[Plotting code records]
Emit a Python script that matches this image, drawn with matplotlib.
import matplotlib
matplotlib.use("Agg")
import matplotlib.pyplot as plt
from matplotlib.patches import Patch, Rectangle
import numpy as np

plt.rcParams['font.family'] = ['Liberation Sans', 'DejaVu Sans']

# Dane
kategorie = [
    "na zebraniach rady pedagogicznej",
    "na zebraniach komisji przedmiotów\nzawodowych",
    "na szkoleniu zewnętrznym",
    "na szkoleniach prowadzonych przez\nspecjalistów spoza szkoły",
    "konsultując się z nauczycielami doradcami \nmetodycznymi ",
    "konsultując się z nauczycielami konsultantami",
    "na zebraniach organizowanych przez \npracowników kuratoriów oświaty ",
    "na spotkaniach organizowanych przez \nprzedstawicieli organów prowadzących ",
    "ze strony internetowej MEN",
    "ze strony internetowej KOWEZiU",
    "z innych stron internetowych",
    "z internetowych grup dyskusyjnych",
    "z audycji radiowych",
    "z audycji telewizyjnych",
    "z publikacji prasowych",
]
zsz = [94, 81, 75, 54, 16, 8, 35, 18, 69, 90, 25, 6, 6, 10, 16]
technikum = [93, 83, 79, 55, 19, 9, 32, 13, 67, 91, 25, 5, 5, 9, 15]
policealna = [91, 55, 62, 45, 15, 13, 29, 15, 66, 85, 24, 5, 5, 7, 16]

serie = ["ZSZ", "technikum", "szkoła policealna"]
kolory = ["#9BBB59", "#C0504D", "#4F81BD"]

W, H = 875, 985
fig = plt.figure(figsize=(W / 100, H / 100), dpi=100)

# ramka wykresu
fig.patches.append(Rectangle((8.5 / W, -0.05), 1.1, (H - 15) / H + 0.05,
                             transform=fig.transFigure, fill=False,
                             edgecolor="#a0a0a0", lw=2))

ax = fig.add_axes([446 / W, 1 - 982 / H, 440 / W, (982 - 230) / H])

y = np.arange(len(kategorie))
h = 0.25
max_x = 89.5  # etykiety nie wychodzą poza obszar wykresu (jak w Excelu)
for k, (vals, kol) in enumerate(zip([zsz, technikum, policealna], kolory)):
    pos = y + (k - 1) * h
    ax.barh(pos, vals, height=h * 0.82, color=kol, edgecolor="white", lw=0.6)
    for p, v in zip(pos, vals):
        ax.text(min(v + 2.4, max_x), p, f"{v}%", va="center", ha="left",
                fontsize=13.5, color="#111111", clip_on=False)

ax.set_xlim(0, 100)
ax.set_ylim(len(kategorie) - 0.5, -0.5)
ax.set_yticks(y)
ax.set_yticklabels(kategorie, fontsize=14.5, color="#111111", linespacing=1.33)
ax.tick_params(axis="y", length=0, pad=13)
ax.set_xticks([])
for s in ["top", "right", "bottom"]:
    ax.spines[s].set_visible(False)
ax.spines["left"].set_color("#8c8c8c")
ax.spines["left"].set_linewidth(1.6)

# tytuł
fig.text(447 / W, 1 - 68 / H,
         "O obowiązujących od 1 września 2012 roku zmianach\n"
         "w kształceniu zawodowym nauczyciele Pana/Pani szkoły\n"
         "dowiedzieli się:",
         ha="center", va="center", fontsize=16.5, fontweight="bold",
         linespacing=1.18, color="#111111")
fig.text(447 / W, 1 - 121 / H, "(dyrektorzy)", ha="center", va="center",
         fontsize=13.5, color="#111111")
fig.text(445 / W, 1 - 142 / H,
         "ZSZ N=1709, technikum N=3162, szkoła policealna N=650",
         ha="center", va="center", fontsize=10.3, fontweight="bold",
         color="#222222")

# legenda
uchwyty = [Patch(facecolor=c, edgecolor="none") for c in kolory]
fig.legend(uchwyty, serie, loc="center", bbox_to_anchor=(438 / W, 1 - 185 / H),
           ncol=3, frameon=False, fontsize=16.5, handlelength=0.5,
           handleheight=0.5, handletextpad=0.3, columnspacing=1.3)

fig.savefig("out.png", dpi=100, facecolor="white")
==
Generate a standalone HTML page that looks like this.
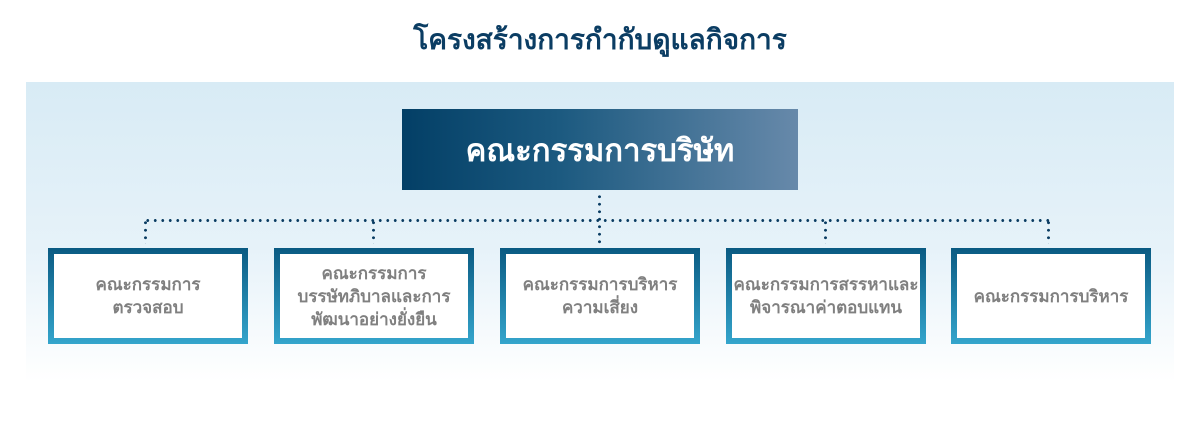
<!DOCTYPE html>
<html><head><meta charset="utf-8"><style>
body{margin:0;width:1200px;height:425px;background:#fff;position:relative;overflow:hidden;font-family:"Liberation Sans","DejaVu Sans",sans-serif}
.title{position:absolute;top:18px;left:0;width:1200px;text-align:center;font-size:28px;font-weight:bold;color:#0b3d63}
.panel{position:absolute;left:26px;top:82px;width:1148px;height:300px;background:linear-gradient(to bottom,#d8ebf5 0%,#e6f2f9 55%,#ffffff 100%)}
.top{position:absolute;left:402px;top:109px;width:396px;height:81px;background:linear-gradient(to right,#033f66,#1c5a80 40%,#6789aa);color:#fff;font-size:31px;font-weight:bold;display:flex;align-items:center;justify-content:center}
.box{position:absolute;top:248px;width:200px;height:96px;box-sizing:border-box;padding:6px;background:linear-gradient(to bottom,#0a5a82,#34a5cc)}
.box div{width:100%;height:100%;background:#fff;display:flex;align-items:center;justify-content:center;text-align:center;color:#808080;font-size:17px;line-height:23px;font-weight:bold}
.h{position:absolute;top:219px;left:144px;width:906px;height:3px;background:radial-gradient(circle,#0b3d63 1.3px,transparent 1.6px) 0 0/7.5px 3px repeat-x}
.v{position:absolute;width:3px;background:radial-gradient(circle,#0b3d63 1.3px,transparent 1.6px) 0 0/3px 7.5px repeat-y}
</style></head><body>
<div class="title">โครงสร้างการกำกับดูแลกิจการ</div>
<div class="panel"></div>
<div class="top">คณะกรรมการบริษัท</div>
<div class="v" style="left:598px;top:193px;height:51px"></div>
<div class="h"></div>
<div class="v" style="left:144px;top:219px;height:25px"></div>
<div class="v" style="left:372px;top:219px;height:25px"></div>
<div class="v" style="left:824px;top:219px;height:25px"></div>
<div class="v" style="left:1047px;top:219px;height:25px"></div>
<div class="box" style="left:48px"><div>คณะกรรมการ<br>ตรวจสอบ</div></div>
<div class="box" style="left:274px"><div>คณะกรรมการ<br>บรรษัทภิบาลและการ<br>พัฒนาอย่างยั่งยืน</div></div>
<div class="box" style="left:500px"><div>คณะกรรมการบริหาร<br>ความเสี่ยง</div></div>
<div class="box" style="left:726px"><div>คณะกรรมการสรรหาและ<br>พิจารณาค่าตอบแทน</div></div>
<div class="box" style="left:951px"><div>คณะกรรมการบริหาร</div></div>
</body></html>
...
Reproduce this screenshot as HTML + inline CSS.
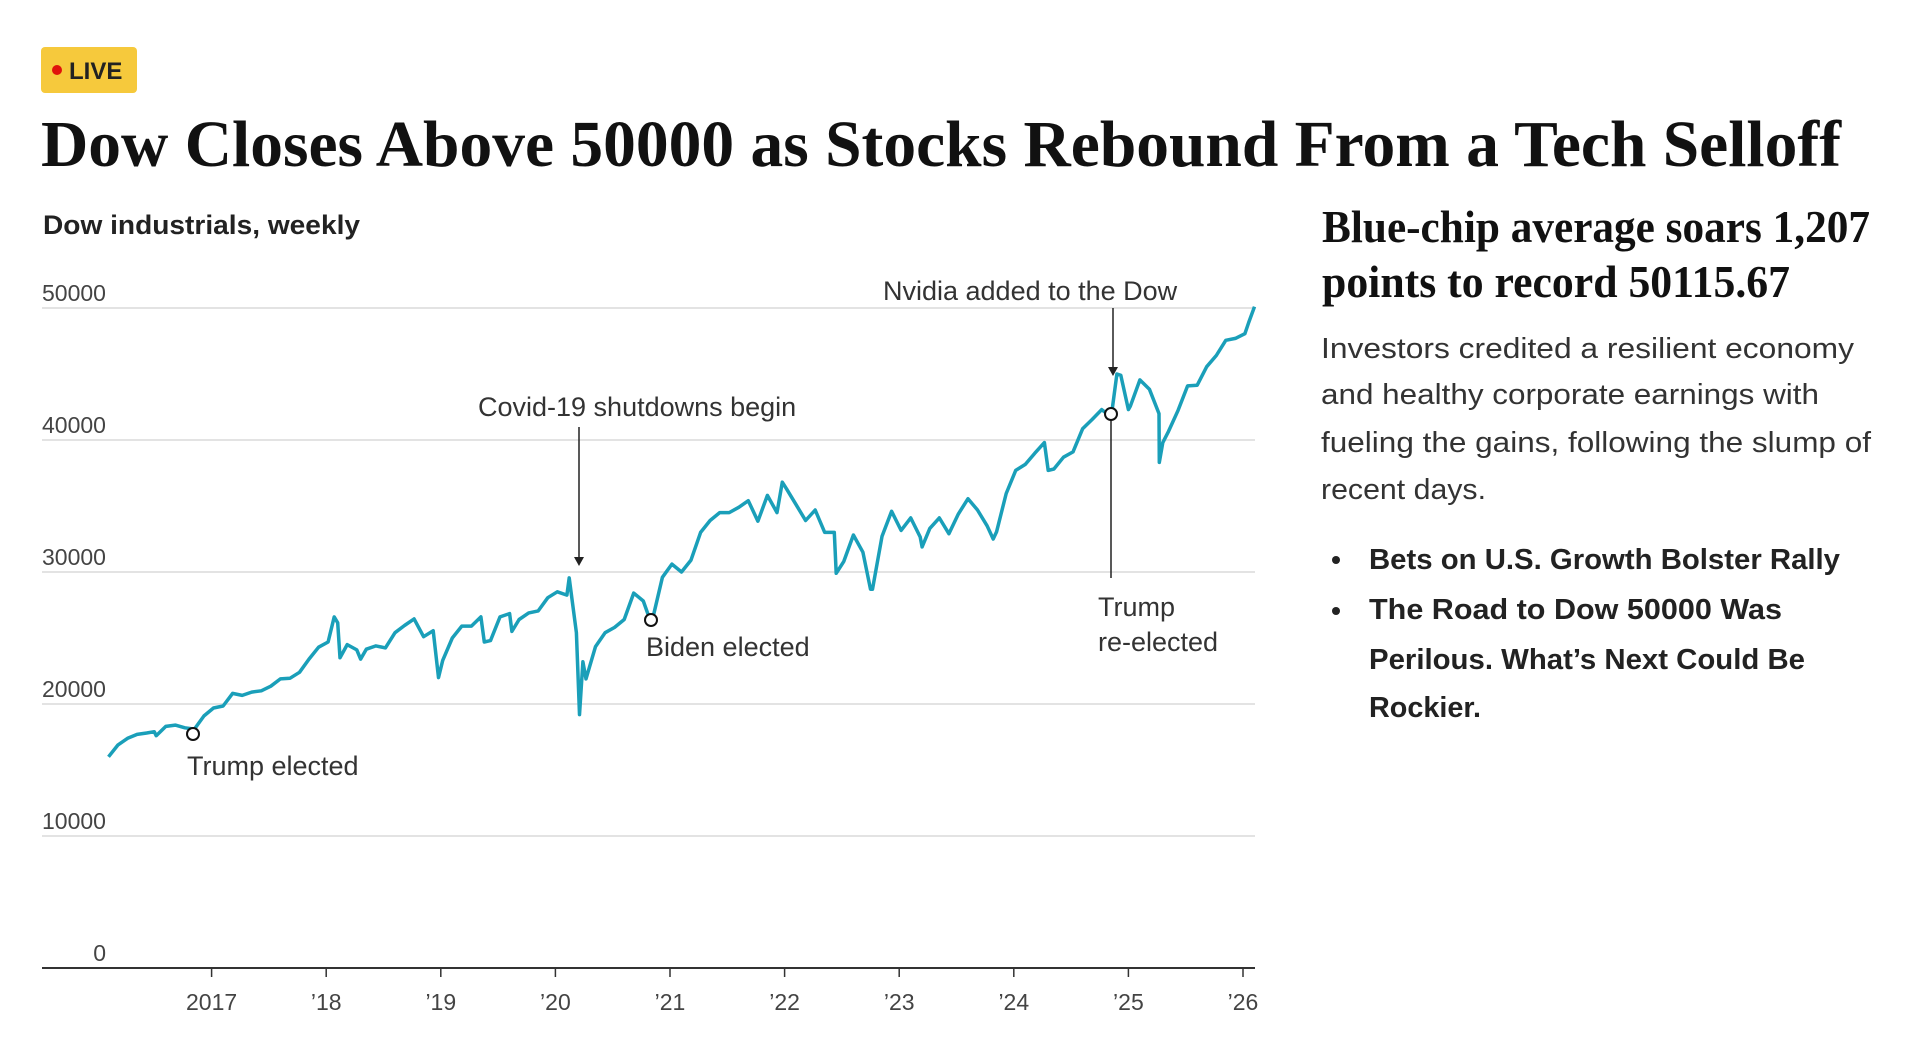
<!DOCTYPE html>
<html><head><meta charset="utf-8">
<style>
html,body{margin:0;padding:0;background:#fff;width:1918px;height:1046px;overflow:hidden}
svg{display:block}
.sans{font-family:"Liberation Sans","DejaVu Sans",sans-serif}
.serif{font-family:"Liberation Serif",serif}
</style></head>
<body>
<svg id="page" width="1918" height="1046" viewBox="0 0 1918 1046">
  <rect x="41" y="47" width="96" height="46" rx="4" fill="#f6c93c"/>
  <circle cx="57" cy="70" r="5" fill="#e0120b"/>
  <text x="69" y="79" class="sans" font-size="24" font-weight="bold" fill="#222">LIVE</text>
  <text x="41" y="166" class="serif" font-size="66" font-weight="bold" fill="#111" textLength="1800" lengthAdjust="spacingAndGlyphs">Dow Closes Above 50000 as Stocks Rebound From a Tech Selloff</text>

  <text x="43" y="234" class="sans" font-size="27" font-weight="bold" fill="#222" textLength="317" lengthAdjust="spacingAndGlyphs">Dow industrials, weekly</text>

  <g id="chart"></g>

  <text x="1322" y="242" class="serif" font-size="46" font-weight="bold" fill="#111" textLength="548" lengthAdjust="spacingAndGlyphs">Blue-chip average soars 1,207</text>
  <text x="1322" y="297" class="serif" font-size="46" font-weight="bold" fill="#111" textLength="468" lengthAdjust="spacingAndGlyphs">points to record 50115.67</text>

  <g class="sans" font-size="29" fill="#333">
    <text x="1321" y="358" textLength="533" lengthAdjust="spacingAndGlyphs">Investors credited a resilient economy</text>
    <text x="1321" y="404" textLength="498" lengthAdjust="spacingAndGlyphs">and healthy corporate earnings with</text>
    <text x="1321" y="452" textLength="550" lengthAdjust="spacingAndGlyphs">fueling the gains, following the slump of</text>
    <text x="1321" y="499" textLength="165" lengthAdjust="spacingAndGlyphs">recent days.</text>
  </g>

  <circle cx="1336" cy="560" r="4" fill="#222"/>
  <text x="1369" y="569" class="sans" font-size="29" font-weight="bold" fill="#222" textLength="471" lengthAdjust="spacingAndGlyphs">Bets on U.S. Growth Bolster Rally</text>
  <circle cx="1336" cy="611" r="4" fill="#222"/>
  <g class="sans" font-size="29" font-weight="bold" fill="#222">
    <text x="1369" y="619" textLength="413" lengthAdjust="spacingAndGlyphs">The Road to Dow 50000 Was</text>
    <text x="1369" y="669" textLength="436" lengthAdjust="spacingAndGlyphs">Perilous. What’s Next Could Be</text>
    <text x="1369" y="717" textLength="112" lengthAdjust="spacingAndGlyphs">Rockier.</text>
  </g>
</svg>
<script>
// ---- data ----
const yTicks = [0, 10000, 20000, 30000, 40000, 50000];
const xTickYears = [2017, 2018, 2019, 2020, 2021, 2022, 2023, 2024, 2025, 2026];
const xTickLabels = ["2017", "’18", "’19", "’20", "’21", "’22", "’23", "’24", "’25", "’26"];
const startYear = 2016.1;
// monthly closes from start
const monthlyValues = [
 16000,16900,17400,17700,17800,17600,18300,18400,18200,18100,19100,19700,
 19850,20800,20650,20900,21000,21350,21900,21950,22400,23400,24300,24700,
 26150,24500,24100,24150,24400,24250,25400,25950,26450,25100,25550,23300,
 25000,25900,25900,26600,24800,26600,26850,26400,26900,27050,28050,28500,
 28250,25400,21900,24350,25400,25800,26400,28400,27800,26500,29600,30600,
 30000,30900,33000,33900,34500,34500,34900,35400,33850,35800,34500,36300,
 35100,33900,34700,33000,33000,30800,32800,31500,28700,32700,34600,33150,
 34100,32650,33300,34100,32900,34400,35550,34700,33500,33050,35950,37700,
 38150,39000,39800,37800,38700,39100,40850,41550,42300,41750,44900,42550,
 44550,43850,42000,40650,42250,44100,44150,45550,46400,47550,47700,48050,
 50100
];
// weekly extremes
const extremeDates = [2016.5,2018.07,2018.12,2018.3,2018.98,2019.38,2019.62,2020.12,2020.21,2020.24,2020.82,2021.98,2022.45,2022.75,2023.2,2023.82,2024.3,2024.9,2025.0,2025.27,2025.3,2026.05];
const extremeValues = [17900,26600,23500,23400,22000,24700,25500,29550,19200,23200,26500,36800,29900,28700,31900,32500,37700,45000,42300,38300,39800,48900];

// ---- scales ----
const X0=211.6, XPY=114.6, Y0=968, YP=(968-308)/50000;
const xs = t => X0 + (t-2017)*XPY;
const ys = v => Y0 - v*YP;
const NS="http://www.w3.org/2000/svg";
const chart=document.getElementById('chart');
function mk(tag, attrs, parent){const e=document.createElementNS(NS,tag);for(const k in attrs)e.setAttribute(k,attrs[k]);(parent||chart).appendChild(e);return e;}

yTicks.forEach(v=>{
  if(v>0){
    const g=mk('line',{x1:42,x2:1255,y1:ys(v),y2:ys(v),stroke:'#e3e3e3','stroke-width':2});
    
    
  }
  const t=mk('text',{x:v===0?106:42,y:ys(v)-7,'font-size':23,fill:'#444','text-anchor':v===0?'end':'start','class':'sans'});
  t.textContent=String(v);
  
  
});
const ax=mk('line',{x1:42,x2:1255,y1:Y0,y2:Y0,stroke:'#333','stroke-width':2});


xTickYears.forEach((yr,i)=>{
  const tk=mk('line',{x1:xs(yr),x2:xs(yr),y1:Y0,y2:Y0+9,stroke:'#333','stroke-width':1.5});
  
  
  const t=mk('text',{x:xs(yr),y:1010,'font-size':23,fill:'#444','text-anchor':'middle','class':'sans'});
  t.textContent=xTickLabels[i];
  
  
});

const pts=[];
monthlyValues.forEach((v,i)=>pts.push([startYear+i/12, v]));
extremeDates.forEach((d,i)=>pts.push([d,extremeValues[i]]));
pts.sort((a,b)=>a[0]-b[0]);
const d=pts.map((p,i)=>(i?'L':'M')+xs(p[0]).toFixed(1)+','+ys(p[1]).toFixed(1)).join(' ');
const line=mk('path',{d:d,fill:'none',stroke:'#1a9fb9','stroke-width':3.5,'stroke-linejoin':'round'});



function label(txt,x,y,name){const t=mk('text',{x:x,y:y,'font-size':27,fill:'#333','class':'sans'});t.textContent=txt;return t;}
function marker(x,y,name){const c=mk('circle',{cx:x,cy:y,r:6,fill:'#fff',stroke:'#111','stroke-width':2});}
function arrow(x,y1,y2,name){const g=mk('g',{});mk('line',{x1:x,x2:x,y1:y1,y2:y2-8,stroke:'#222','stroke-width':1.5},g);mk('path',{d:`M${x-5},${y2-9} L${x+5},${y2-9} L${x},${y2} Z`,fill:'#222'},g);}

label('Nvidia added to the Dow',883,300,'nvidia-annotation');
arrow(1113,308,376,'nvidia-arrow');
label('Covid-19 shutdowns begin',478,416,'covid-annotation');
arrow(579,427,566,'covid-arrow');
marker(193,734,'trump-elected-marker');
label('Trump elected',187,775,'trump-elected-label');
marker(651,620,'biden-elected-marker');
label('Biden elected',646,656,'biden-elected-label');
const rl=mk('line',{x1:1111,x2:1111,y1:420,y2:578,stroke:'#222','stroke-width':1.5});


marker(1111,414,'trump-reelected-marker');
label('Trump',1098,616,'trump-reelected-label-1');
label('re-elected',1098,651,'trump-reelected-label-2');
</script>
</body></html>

PROMPT => Starting at the line that holds "Emit a Python", copy each line exactly and stop after the line that holds "plt.rcParams['font.family'] = ['Liberation".

ANSWER FOR THE TASK =>
Emit a Python script that matches this image, drawn with matplotlib.
import matplotlib
matplotlib.use("Agg")
import matplotlib.pyplot as plt
from matplotlib.patches import Patch, Rectangle
import numpy as np

plt.rcParams['font.family'] = ['Liberation Sans', 'DejaVu Sans']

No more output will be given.